How often do things you post feel like they have a payoff? Does it feel like a lot of stuff, and hopefully one thing catches? What’s your experience?
You’ve just got to stay consistent, because you never know which skit or which video will catch someone’s attention. I’ve had skits where I thought, “This is a knockout sketch,” and it didn’t get any credible reviews. And I’ve got some that I thought, “Eh, that’s alright,” and that video got 40,000 views in less than five days. You’ve just got to stay consistent, producing material and throwing it out there for people to make their decision.

So let’s say I’m a comic who’s been doing this for a while, feels like he’s almost ready to make that jump into professional comedy – what advice would you give someone who’s trying to push themselves into that last step?

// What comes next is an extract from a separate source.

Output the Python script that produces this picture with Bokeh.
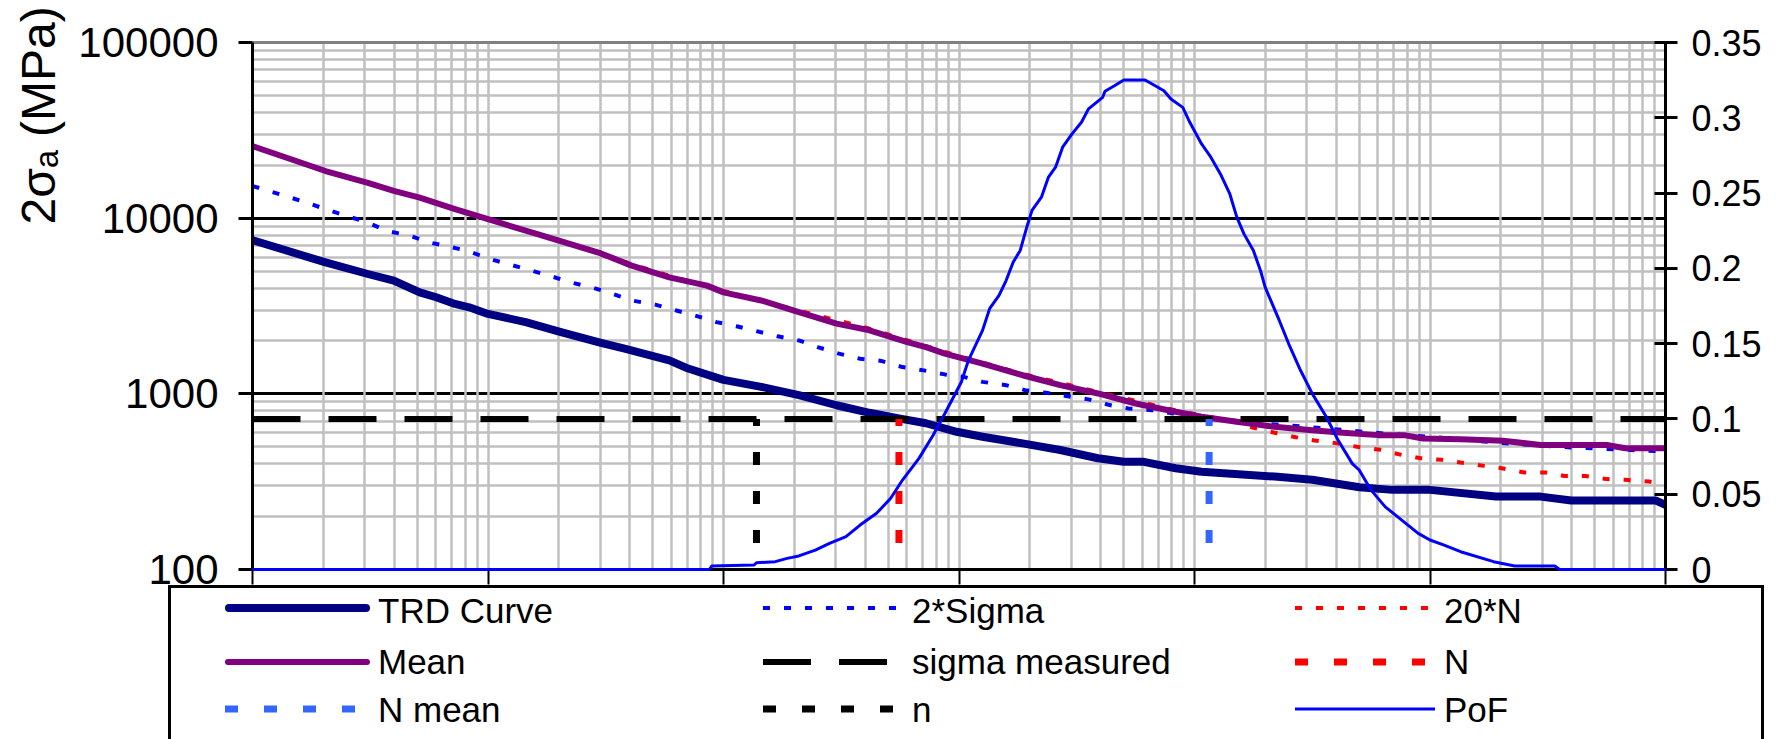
import numpy as np
from bokeh.plotting import figure
from bokeh.layouts import column
from bokeh.models import (Range1d, LinearAxis, LogAxis, LinearScale, FixedTicker, Grid,
                          Title, Div, CustomJSTickFormatter)
from bokeh.embed import file_html
from bokeh.resources import INLINE

FONT = "Liberation Sans"

# ---------------- data (x = log10 of cycles) ----------------
trd_logn = [1.0, 1.31, 1.49, 1.60, 1.71, 1.78, 1.86, 1.92, 2.0, 2.16, 2.31, 2.48, 2.58,
            2.77, 2.85, 3.0, 3.16, 3.32, 3.48, 3.62, 3.75, 3.86, 3.99, 4.10, 4.27, 4.43,
            4.59, 4.70, 4.78, 4.92, 5.03, 5.34, 5.50, 5.70, 5.84, 6.0, 6.28, 6.47, 6.60,
            6.96, 7.0]
trd_stress = [7500, 5600, 4810, 4410, 3780, 3545, 3250, 3110, 2850, 2560, 2245, 1950, 1807,
              1552, 1393, 1200, 1096, 982, 861, 780, 722, 680, 608, 570, 522, 479,
              430, 411, 411, 377, 360, 338, 324, 294, 284, 284, 260, 260, 247,
              247, 233]

mean_logn = [1.0, 1.31, 1.49, 1.60, 1.71, 1.86, 2.0, 2.21, 2.48, 2.61, 2.77, 2.93, 3.0,
             3.16, 3.32, 3.48, 3.62, 3.78, 3.86, 3.94, 4.10, 4.27, 4.43, 4.59, 4.75, 4.92,
             5.03, 5.18, 5.34, 5.50, 5.63, 5.78, 5.89, 5.97, 6.13, 6.31, 6.47, 6.75, 6.83, 7.0]
mean_stress = [25700, 18550, 15900, 14290, 13090, 11250, 9860, 8110, 6300, 5370, 4600, 4130,
               3780, 3400, 2920, 2510, 2300, 1970, 1845, 1694, 1486, 1276, 1120, 1005, 881,
               791, 740, 693, 649, 621, 600, 582, 582, 557, 551, 541, 511, 511, 490, 490]

sigma2_logn = [1.0, 1.07, 1.23, 1.31, 1.40, 1.49, 1.57, 1.67, 1.75, 1.85, 1.91, 2.01, 2.17,
               2.26, 2.35, 2.44, 2.51, 2.61, 2.71, 2.80, 2.88, 2.97, 3.06, 3.14, 3.23, 3.32,
               3.40, 3.49, 3.58, 3.67, 3.76, 3.85, 3.94, 4.02, 4.10, 4.20, 4.28, 4.37, 4.46,
               4.55, 4.64, 4.72, 4.82, 5.0, 5.3, 5.5, 5.8, 6.0, 6.3, 6.6, 7.0]
sigma2_stress = [15240, 14290, 12270, 11250, 10300, 9440, 8470, 7940, 7280, 6810, 6530, 5850,
                 5090, 4710, 4310, 4040, 3785, 3400, 3220, 2980, 2790, 2560, 2415, 2275, 2125,
                 2014, 1845, 1694, 1585, 1540, 1420, 1360, 1290, 1250, 1170, 1120, 1050, 1014,
                 970, 930, 863, 826, 807, 740, 675, 645, 595, 570, 525, 495, 470]

n20_logn = [2.48, 2.77, 3.0, 3.32, 3.62, 3.94, 4.27, 4.59, 4.92, 5.17, 5.25, 5.34, 5.43,
            5.51, 5.60, 5.69, 5.79, 5.88, 5.96, 6.05, 6.13, 6.23, 6.31, 6.40, 6.49, 6.57,
            6.66, 6.75, 6.83, 6.93, 7.0]
n20_stress = [6200, 4700, 3850, 2980, 2350, 1730, 1300, 1025, 805, 693, 641, 601, 566, 542,
              524, 500, 480, 449, 430, 421, 406, 389, 376, 357, 357, 341, 341, 327, 324,
              317, 305]

pof_logn = [1.0, 2.94, 2.95, 3.13, 3.14, 3.22, 3.27, 3.32, 3.39, 3.45, 3.52, 3.58, 3.65,
            3.71, 3.76, 3.83, 3.89, 3.94, 4.01, 4.04, 4.08, 4.10, 4.13, 4.17, 4.20, 4.23,
            4.26, 4.29, 4.31, 4.35, 4.38, 4.41, 4.44, 4.48, 4.52, 4.55, 4.61, 4.62, 4.66,
            4.70, 4.79, 4.82, 4.87, 4.90, 4.95, 4.98, 5.03, 5.07, 5.11, 5.15, 5.18, 5.21,
            5.25, 5.28, 5.30, 5.36, 5.40, 5.45, 5.50, 5.56, 5.61, 5.67, 5.70, 5.75, 5.81,
            5.88, 5.95, 6.0, 6.06, 6.13, 6.27, 6.36, 6.53, 6.55, 7.0]
pof_value = [0, 0, 0.0023, 0.0030, 0.0045, 0.0052, 0.0074, 0.0090, 0.0129, 0.0174, 0.0218,
             0.0295, 0.0373, 0.0473, 0.0594, 0.0738, 0.0892, 0.1036, 0.1245, 0.1389, 0.1522,
             0.1588, 0.1732, 0.1820, 0.1919, 0.2041, 0.2119, 0.2285, 0.2385, 0.2473, 0.2606,
             0.2672, 0.2805, 0.2893, 0.2970, 0.3059, 0.3136, 0.3176, 0.3213, 0.3251, 0.3251,
             0.3224, 0.3180, 0.3125, 0.3069, 0.2970, 0.2826, 0.2737, 0.2627, 0.2494, 0.2339,
             0.2229, 0.2119, 0.1986, 0.1875, 0.1654, 0.1499, 0.1323, 0.1168, 0.1013, 0.0858,
             0.0703, 0.0659, 0.0527, 0.0416, 0.0328, 0.0240, 0.0196, 0.0162, 0.0118, 0.0052,
             0.0023, 0.0023, 0, 0]

sigma_measured = 718          # MPa
n_logn = 3.14                 # n
N_logn = 3.745                # N
N_mean_logn = 5.062           # N mean

x_start, x_end = 1e1, 1e7
y_start, y_end = 100, 100000
pof_start, pof_end = 0, 0.35

y_tick_values = [100, 1000, 10000, 100000]
pof_tick_values = [0, 0.05, 0.1, 0.15, 0.2, 0.25, 0.3, 0.35]
x_decades = [1e1, 1e2, 1e3, 1e4, 1e5, 1e6, 1e7]

legend_columns = [["TRD Curve", "Mean", "N mean"],
                  ["2*Sigma", "sigma measured", "n"],
                  ["20*N", "N", "PoF"]]
y_title = "2σₐ (MPa)"


def cyc(v):
    return [10 ** e for e in v]


ST = {
    "TRD Curve": dict(line_color="#000080", line_width=8, line_cap="round", line_join="round"),
    "2*Sigma": dict(line_color="#0000FF", line_width=4, line_dash="7 14"),
    "20*N": dict(line_color="#FF0000", line_width=4, line_dash="7 14"),
    "Mean": dict(line_color="#800080", line_width=6, line_cap="round", line_join="round"),
    "sigma measured": dict(line_color="black", line_width=6, line_dash="48 28"),
    "N": dict(line_color="#FF0000", line_width=7, line_dash="13 26", line_dash_offset=6),
    "N mean": dict(line_color="#3366FF", line_width=7, line_dash="13 26", line_dash_offset=6),
    "n": dict(line_color="black", line_width=7, line_dash="13 26", line_dash_offset=6),
    "PoF": dict(line_color="#0000FF", line_width=3),
}

W, H_PLOT, H_LEG, OVERLAP = 1780, 594, 154, 9

p = figure(width=W, height=H_PLOT, x_axis_type="log", y_axis_type="log",
           x_range=Range1d(x_start, x_end), y_range=Range1d(y_start, y_end),
           output_backend="svg", toolbar_location=None,
           min_border_left=252, min_border_right=115, min_border_top=42,
           min_border_bottom=H_PLOT - 569, background_fill_color="white",
           border_fill_color="white")
p.outline_line_color = None
p.extra_y_ranges = {"pof": Range1d(pof_start, pof_end)}
p.extra_y_scales = {"pof": LinearScale()}

p.center = [r for r in p.center if not isinstance(r, Grid)]

minor_y = [k * 10 ** e for e in (2, 3, 4) for k in range(2, 10)]
all_x = [k * 10 ** e for e in range(1, 7) for k in range(1, 10)] + [1e7]
p.add_layout(Grid(dimension=1, ticker=FixedTicker(ticks=minor_y),
                  grid_line_color="#C0C0C0", grid_line_width=2.5))
p.add_layout(Grid(dimension=1, ticker=FixedTicker(ticks=[1000, 10000]),
                  grid_line_color="black", grid_line_width=3))
p.add_layout(Grid(dimension=0, ticker=FixedTicker(ticks=all_x),
                  grid_line_color="#C0C0C0", grid_line_width=2.5))

xa = p.xaxis[0]
xa.ticker = FixedTicker(ticks=x_decades)
xa.formatter = CustomJSTickFormatter(code="return ''")
xa.major_label_text_font_size = "0px"
xa.major_label_text_color = None
xa.major_label_standoff = 0
xa.axis_line_width = 3
xa.major_tick_out = 15
xa.major_tick_in = 0
xa.major_tick_line_width = 2
xa.minor_tick_line_color = None

ya = p.yaxis[0]
ya.ticker = FixedTicker(ticks=y_tick_values)
ya.formatter = CustomJSTickFormatter(code="return Math.round(tick).toString()")
ya.axis_line_width = 3
ya.major_tick_out = 14
ya.major_tick_in = 0
ya.major_tick_line_width = 3
ya.minor_tick_line_color = None
ya.major_label_standoff = 20
ya.major_label_text_font = FONT
ya.major_label_text_font_size = "42px"
ya.major_label_text_color = "black"

ra = LinearAxis(y_range_name="pof", ticker=FixedTicker(ticks=pof_tick_values),
                formatter=CustomJSTickFormatter(code="return Number(tick.toFixed(2)).toString()"),
                axis_line_width=3, major_tick_in=11, major_tick_out=12,
                major_tick_line_width=3, minor_tick_line_color=None,
                major_label_standoff=14, major_label_text_font=FONT,
                major_label_text_font_size="36px", major_label_text_color="black")
p.add_layout(ra, "right")

ta = LogAxis(ticker=FixedTicker(ticks=[]), formatter=CustomJSTickFormatter(code="return ''"),
             axis_line_color="#808080", axis_line_width=3, major_label_text_font_size="0px",
             major_label_text_color=None,
             major_tick_line_color=None, minor_tick_line_color=None)
p.add_layout(ta, "above")

p.add_layout(Title(text=y_title, align="left", offset=345, vertical_align="top",
                   standoff=18, text_font=FONT, text_font_size="48px",
                   text_font_style="normal", text_color="black"), "left")

p.line(cyc(trd_logn), trd_stress, **ST["TRD Curve"])
p.line(cyc(sigma2_logn), sigma2_stress, **ST["2*Sigma"])
p.line(cyc(n20_logn), n20_stress, **ST["20*N"])
p.line(cyc(mean_logn), mean_stress, **ST["Mean"])
p.line([x_start, x_end], [sigma_measured, sigma_measured], **ST["sigma measured"])
p.line([10 ** N_logn] * 2, [sigma_measured, y_start], **ST["N"])
p.line([10 ** N_mean_logn] * 2, [sigma_measured, y_start], **ST["N mean"])
p.line([10 ** n_logn] * 2, [sigma_measured, y_start], **ST["n"])
p.line(cyc(pof_logn), pof_value, y_range_name="pof", level="overlay", **ST["PoF"])

# ---------------- legend strip (below the chart) ----------------
col_glyph = [(225, 370), (763, 905), (1295, 1435)]   # sample line extents per column
col_label = [378, 912, 1444]
row_glyph_y = [23, 77, 124]
row_text_y = [26, 77, 125]

parts = [f'<div style="position:relative;z-index:2;width:{W}px;height:{H_LEG}px;'
         f'overflow:hidden;background:white;margin:0;padding:0;">',
         '<div style="position:absolute;left:168px;top:0px;width:1596px;height:260px;'
         'box-sizing:border-box;border:3px solid black;"></div>']
for ci, labels in enumerate(legend_columns):
    x0, x1 = col_glyph[ci]
    for ri, lab in enumerate(labels):
        s = ST[lab]
        lw = s["line_width"]
        cap = s.get("line_cap", "butt")
        inset = lw / 2 if cap == "round" else 0
        dash = s.get("line_dash", "")
        dash_attr = f' stroke-dasharray="{dash}"' if dash else ""
        parts.append(
            f'<svg style="position:absolute;left:{x0}px;top:{row_glyph_y[ri] - 10}px;'
            f'overflow:visible" width="{x1 - x0}" height="20">'
            f'<line x1="{inset}" y1="10" x2="{x1 - x0 - inset}" y2="10" '
            f'stroke="{s["line_color"]}" stroke-width="{lw}" stroke-linecap="{cap}"'
            f'{dash_attr}/></svg>')
        parts.append(
            f'<span style="position:absolute;left:{col_label[ci]}px;top:{row_text_y[ri] - 20}px;'
            f'font-family:\'{FONT}\';font-size:35px;line-height:40px;color:black;'
            f'white-space:nowrap;">{lab}</span>')
parts.append('</div>')

legend_div = Div(text="".join(parts), width=W, height=H_LEG,
                 margin=(-OVERLAP, 0, 0, 0))

layout = column(p, legend_div, spacing=0)
open("out.html", "w").write(file_html(layout, INLINE))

Push yourself to the limit. Don’t stay in one environment. That’s very important. If you’re in the DFW Metroplex, step outside the box. Go on the road, take those low paying gigs in Amarillo. Go to Georgia, go to Chicago, test your material and see how well received you are there. Don’t focus on the money in the beginning, because it’s not about the money, it’s about you building your brand, and building your fan base. That’s what a lot of people don’t realize. I’ve been doing comedy for almost 11 years now, it’s not about the money, it’s about building that fan base first, and that name recognition. So that when your name is on the marquee, people can buy tickets and say, “Oh, we know that guy, we’re gonna go see him, he’s pretty funny.” Stay consistent. That’s the advice I’d give. Go on the road, try your material in different cities, with different audiences. Every city is different, every audience is different, you never know what’s going to work. Make sure you hone your craft, and go out there and do it. That’s the only way I can advise anybody. Get out there and do it. They’re not going to call you while you’re sitting on your couch, you’ve got to prove you’ve got what it takes.